Monday, February 23, 2009

I Don't Like Myself. I Want To Be Different!

I have run into a pattern recently in working with people.  These people do not like themselves, or something about the way they are as people, and they are angry or resentful about it and want to change.  This has led to numerous discussions about what is needed in order for people to achieve the change they want make in themselves.  Many people are operating under the false impression that they need to be unhappy with the way they are, and make changes in the way they are, in order to be able to love and accept themselves.  The truth is that we need to love and accept ourselves in order to be able to change!

If I am angry and resentful of the way I am, I am rejecting myself, and "beating up on" myself.  If I am rejecting, and "beating up on" myself, I am not seeing myself clearly, or even looking at myself at all.  If I am not seeing myself or looking at myself, how can I work with myself in order to change.

There is a sign hanging in my office which acknowledges this age old wisdom.  It reads, "To be content and growing, embrace yourself as you are, celebrate yourself as you long to be." - Mary Anne Radmacher  The first step here is a necessity.  "Embrace yourself as you are" means to accept yourself.  Once I have accepted myself I have the ability to examine myself closely and truly see myself accurately.  Once I see myself accurately I will be able to work with the different aspects of myself that I like and those I don't like.  

The fundamental truth here is that I cannot work with something I refuse to accept and examine.  I cannot change something that I cannot see clearly.  

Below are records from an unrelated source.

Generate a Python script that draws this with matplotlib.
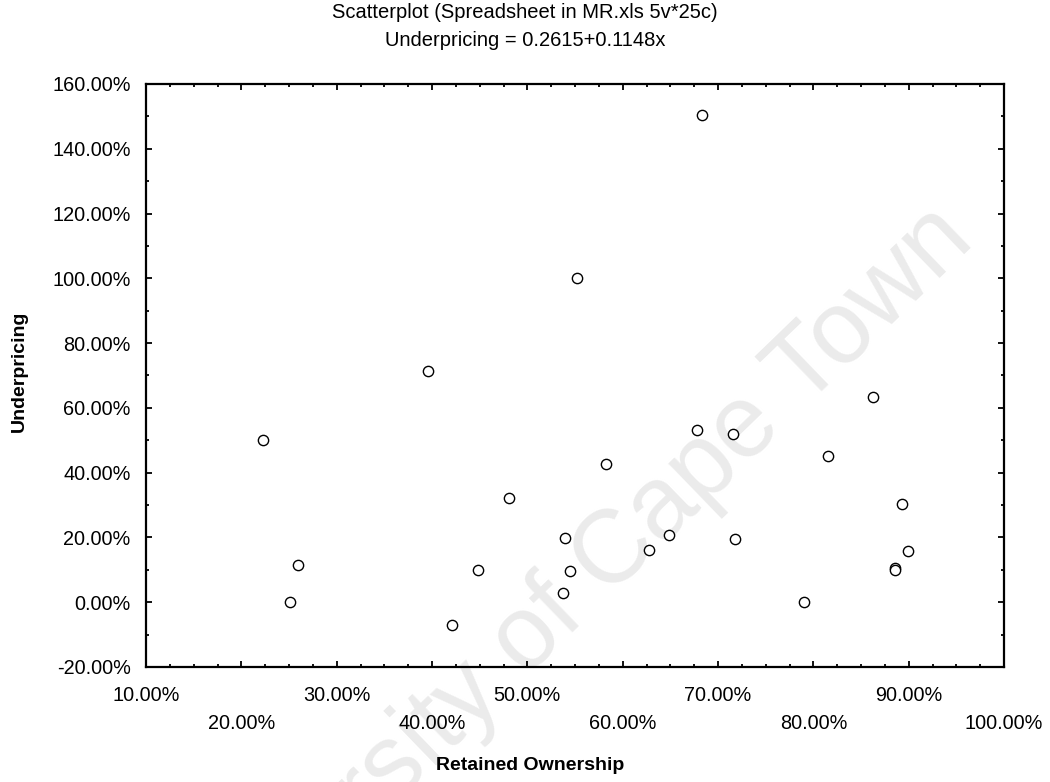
import matplotlib
matplotlib.use('Agg')
from matplotlib import pyplot as plt
from matplotlib.ticker import MultipleLocator, FixedLocator, FuncFormatter

plt.rcParams['font.family'] = ['Liberation Sans', 'DejaVu Sans']

# retained ownership (fraction) and underpricing (fraction), 25 cases
retained = [
    0.223, 0.259, 0.251, 0.396, 0.421, 0.4485, 0.481, 0.537, 0.539,
    0.545, 0.552, 0.582, 0.628, 0.649, 0.678, 0.683, 0.716, 0.718,
    0.790, 0.815, 0.863, 0.893, 0.899, 0.886, 0.886]
underpricing = [
    0.502, 0.116, 0.000, 0.713, -0.069, 0.098, 0.322, 0.030, 0.197,
    0.097, 1.000, 0.428, 0.160, 0.209, 0.533, 1.504, 0.519, 0.195,
    0.000, 0.453, 0.635, 0.302, 0.157, 0.107, 0.098]

x_ticks = [0.1, 0.2, 0.3, 0.4, 0.5, 0.6, 0.7, 0.8, 0.9, 1.0]

title = ('Scatterplot (Spreadsheet in MR.xls 5v*25c)\n'
         'Underpricing = 0.2615+0.1148x')

W, H = 1050, 782
fig = plt.figure(figsize=(W / 100., H / 100.), dpi=100)
ax = fig.add_axes([146. / W, 1 - 667. / H, (1004. - 146.) / W, (667. - 84.) / H])
ax.set_facecolor('none')

# faint scan watermark behind everything
fig.text(560. / W, 1 - 608. / H, 'University of Cape Town', rotation=44,
         rotation_mode='anchor', ha='center', va='center', fontsize=74,
         color='#ebebeb', zorder=-1)

ax.plot(retained, underpricing, linestyle='none', marker='o', ms=7.4,
        mfc='white', mec='black', mew=1.0, zorder=3)

ax.set_xlim(0.1, 1.0)
ax.set_ylim(-0.2, 1.6)

pct = FuncFormatter(lambda v, pos: '%.2f%%' % (v * 100.))
ax.xaxis.set_major_locator(FixedLocator(x_ticks))
ax.xaxis.set_minor_locator(MultipleLocator(0.025))
ax.yaxis.set_major_locator(MultipleLocator(0.2))
ax.yaxis.set_minor_locator(MultipleLocator(0.1))
ax.xaxis.set_major_formatter(pct)
ax.yaxis.set_major_formatter(pct)

ax.tick_params(which='both', direction='in', top=True, right=True,
               width=1.3, color='black')
ax.tick_params(which='major', length=4, labelsize=14.3)
ax.tick_params(which='minor', length=2.5)
ax.tick_params(axis='y', which='major', pad=11)

# staggered x tick labels: odd tens on the first row, even tens below
for i, tick in enumerate(ax.xaxis.get_major_ticks()):
    tick.set_pad(13.5 if i % 2 == 0 else 34)

for sp in ax.spines.values():
    sp.set_linewidth(1.6)
    sp.set_color('black')

ax.set_xlabel('Retained Ownership', fontsize=14, fontweight='bold', va='center')
ax.xaxis.set_label_coords(530. / W, 1 - 765. / H, transform=fig.transFigure)
ax.set_ylabel('Underpricing', fontsize=14, fontweight='bold', va='center')
ax.yaxis.set_label_coords(19. / W, 1 - 371. / H, transform=fig.transFigure)

fig.text(0.5, 1 - 3. / H, title, ha='center', va='top', fontsize=14.5,
         linespacing=1.6)

fig.savefig('out.png', dpi=100)
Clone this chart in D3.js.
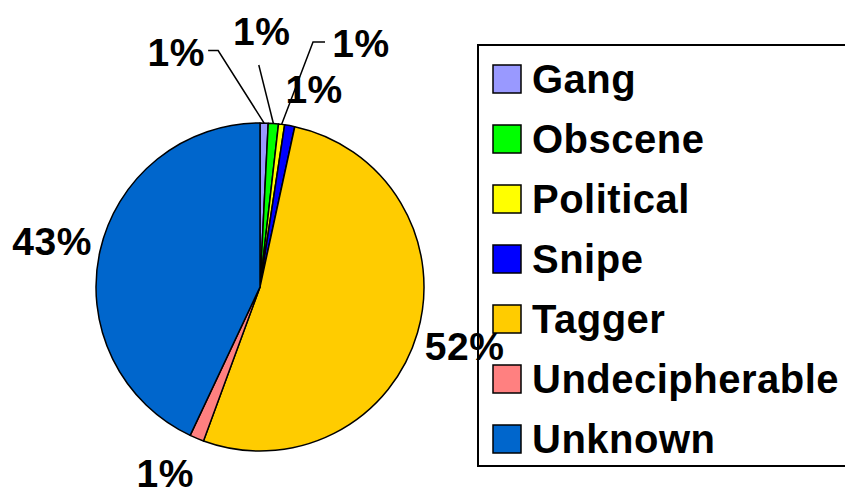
<!DOCTYPE html>
<html><head><meta charset="utf-8">
<script src="https://cdn.jsdelivr.net/npm/d3@7"></script>
<style>html,body{margin:0;padding:0;background:#fff;}svg{display:block;}</style>
</head><body>
<svg id="chart" width="845" height="494"></svg>
<script>
const categories = ["Gang","Obscene","Political","Snipe","Tagger","Undecipherable","Unknown"];
const values = [0.8, 1.0, 0.6, 1.0, 52.2, 1.4, 43.0];
const colors = ["#9999FF","#00FF00","#FFFF00","#0000FF","#FFCC00","#FF8080","#0066CC"];

// layout (label placement for crowded small slices)
const labelNudge = {
  Gang:      {angle: -19.6, radius: 250, leader: [[42,-1],[32,-1]]},
  Obscene:   {angle: 0.4,   radius: 256, leader: [[-3,34]]},
  Political: {angle: 22.5,  radius: 264, leader: [[-48,-1],[-36,-1]]},
  Snipe:     {angle: 15.3,  radius: 205, leader: null},
  Undecipherable: {angle: 207, radius: 209, leader: null}
};

const svg = d3.select("#chart");
const cx = 260, cy = 287, r = 164, labelR = 213;
const fontFam = "'Liberation Sans', Arial, sans-serif";

const total = d3.sum(values);
const data = categories.map((c,i)=>({name:c, value:values[i], color:colors[i]}));
const pie = d3.pie().value(d=>d.value).sort(null);
const arcs = pie(data);
const arc = d3.arc().innerRadius(0).outerRadius(r);

const g = svg.append("g").attr("transform",`translate(${cx},${cy})`);
g.selectAll("path").data(arcs).join("path")
  .attr("d", arc)
  .attr("fill", d=>d.data.color)
  .attr("stroke","#000").attr("stroke-width",1.5).attr("stroke-linejoin","round");

// legend
const lg = svg.append("g");
lg.append("rect").attr("x",478).attr("y",45).attr("width",380).attr("height",421)
  .attr("fill","#fff").attr("stroke","#000").attr("stroke-width",2);
const rowY = d3.scalePoint().domain(categories).range([65, 425]);
const items = lg.selectAll("g.item").data(data).join("g").attr("class","item")
  .attr("transform", d=>`translate(0,${rowY(d.name)})`);
items.append("rect").attr("x",493).attr("y",0).attr("width",28).attr("height",28)
  .attr("fill",d=>d.color).attr("stroke","#000").attr("stroke-width",1.5);
items.append("text").attr("x",532).attr("y",28)
  .attr("font-family",fontFam).attr("font-weight","bold").attr("font-size",40)
  .attr("letter-spacing","0.5px")
  .attr("fill","#000").text(d=>d.name);

// data labels (drawn above legend, as in reference)
const lab = svg.append("g").attr("transform",`translate(${cx},${cy})`);
function polar(angleRad, rad){ return [rad*Math.sin(angleRad), -rad*Math.cos(angleRad)]; }
arcs.forEach(a=>{
  const mid = (a.startAngle + a.endAngle)/2;
  const nudge = labelNudge[a.data.name];
  const pos = nudge ? polar(nudge.angle*Math.PI/180, nudge.radius) : polar(mid, labelR);
  const pct = Math.max(1, Math.round(a.data.value/total*100)) + "%";
  if (nudge && nudge.leader){
    const start = polar(mid, r);
    const pts = [start].concat(nudge.leader.map(p=>[pos[0]+p[0], pos[1]+p[1]]));
    lab.append("path").attr("d", d3.line()(pts))
      .attr("fill","none").attr("stroke","#000").attr("stroke-width",1.5);
  }
  lab.append("text").attr("x",pos[0]).attr("y",pos[1]).attr("dy","0.36em")
    .attr("text-anchor","middle")
    .attr("font-family",fontFam).attr("font-weight","bold").attr("font-size",39)
    .attr("letter-spacing","0.5px")
    .attr("fill","#000").text(pct);
});
</script>
</body></html>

If I am willing to face the pain and sadness that are contained in my misperceptions and negative beliefs about myself, I will then be able to see them clearly as the mistakes and falsehoods that they are.  Once I see them clearly my negative assessments of myself, and the negative emotions they generate will fall away and no longer have power over my me.

The truth is  - 

We come from Love, we are made of Love, we are Love.  Everything else is false.


2 comments:

Anonymous said...

You are right about the problem with not liking and loving ourselves. After Tuesdays Mindshifters I have been pondering this in myself, this lack of valuing and loving myself. I think women especially have this problem of valuing ourselves. Women have not been valued and are still considered property or even less in many countries. Some still kill their female infants and victomize women in horrible ways. Is it any wonder women in general have such a hard time loving themselves and thinking of themselves as having value, realizing that they are love, god, spirit. Most people still refer to God as him, but God is everyone, everything. How hard it is to think of yourself as the devine, as God or Spirit when the world holds so little value in you. It is a struggle that many women work to "win" and for some it seems they only strengthen their egos in their attempt to strengthen their view of themselves as worthy. I think the answer is surrender. Surrender to the higher power, surrender to the higher self. Surrender to LOVE!!

Timothy J. Hayes, Psy.D. said...

Thanks for the thoughtful comment Kris. It is true that there is even more conditioning for negative self-image with women than men, and there is a lot of work for all of us to do. The difficulty in identifying all the negative thoughts, beliefs, and labels as false, should not be under-estimated. This is why I am so grateful to people like Dr. Michael Ryce who provide practical tools for dismantling these false beliefs and negative realities. I am very glad you are in the group and working so diligently to see the truth of what you are.